All dies ist richtig. Allerdings ist auch bekannt, dass die Berliner Polizei Atemalkoholmessgeräte verwendet, die das Messergebnis in Promille ausweisen. Diese so genannten Vortestgeräte transferieren den als Milligramm pro Liter Blut gemessenen Atemalkohol in einen als Promille ausgewiesenen Blutalkoholwert. Dabei wird die „Umrechnungsformel“ verwendet die – ausschließlich normativ – § 24a StVG zugrunde liegt (Atemalkoholgehalt in Milligramm/Liter x 2 = Blutalkoholgehalt in Promille) (vgl. Senat Blutalkohol 53, 321 [2016]). Eine solche „Umrechnung“ kann in der Wirklichkeit nur eine statistische Näherung darstellen, sie liefert kein wissenschaftlich valides Ergebnis. Aus diesem Grund sind die nicht gemessenen, sondern errechneten „Blutalkoholwerte“ auch nur bedingt forensisch verwertbar.

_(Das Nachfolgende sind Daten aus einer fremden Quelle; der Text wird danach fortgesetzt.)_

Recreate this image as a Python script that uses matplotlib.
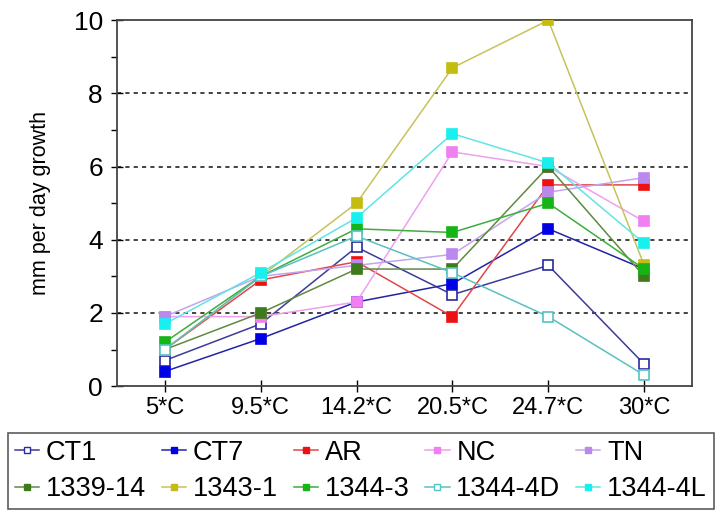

Unter welchen Voraussetzungen und in welcher Tiefe solche im „Vortest“ erzeugten Näherungswerte zur Grundlage einer Befassung mit dem Vorliegen von Schuldunfähigkeit nach § 20 StGB zu machen sind, ist, soweit ersichtlich, in der Rechtsprechung nicht vertieft erörtert worden. Zwar wird in Übereinstimmung mit der Stellungnahme der Generalstaatsanwaltschaft bei, wie hier, signifikant hohen Werten eine Befassung mit § 20 StGB zu erwarten sein. Da für ihre ungefähre Richtigkeit aber nur eine gewisse Wahrscheinlichkeit streitet, können sie durch andere Beweisanzeichen und Umstände, etwa ein kontrolliertes Leistungsverhalten, leichter „entkräftet“ werden als dies bei prozessual validen Blutalkoholwerten der Fall ist. Jedenfalls aber muss das Revisionsgericht ausschließen können, dass der Tatrichter irrtümlich ein unzutreffendes Messergebnis (Promille statt mg/l oder Blutalkohol statt Atemalkohol) mitgeteilt und seiner Beurteilung der Schuldfähigkeit damit einen unzutreffenden Grad der Alkoholisierung zugrunde gelegt hat (vgl. BGH StV 2023, 516; KG, Beschluss vom 6. September 2023 – 2 ORs 29/23 – [juris]).
3. Das Urteil beruht im Fall 1 auf der Lückenhaftigkeit der Feststellungen und im Übrigen auf der beanstandeten Beweiswürdigung. Es war daher auf die Sachrüge aufzuheben. Die Strafsache war zugleich an eine andere Abteilung des Amtsgerichts zu neuer Verhandlung und Entscheidung zurückzuverweisen.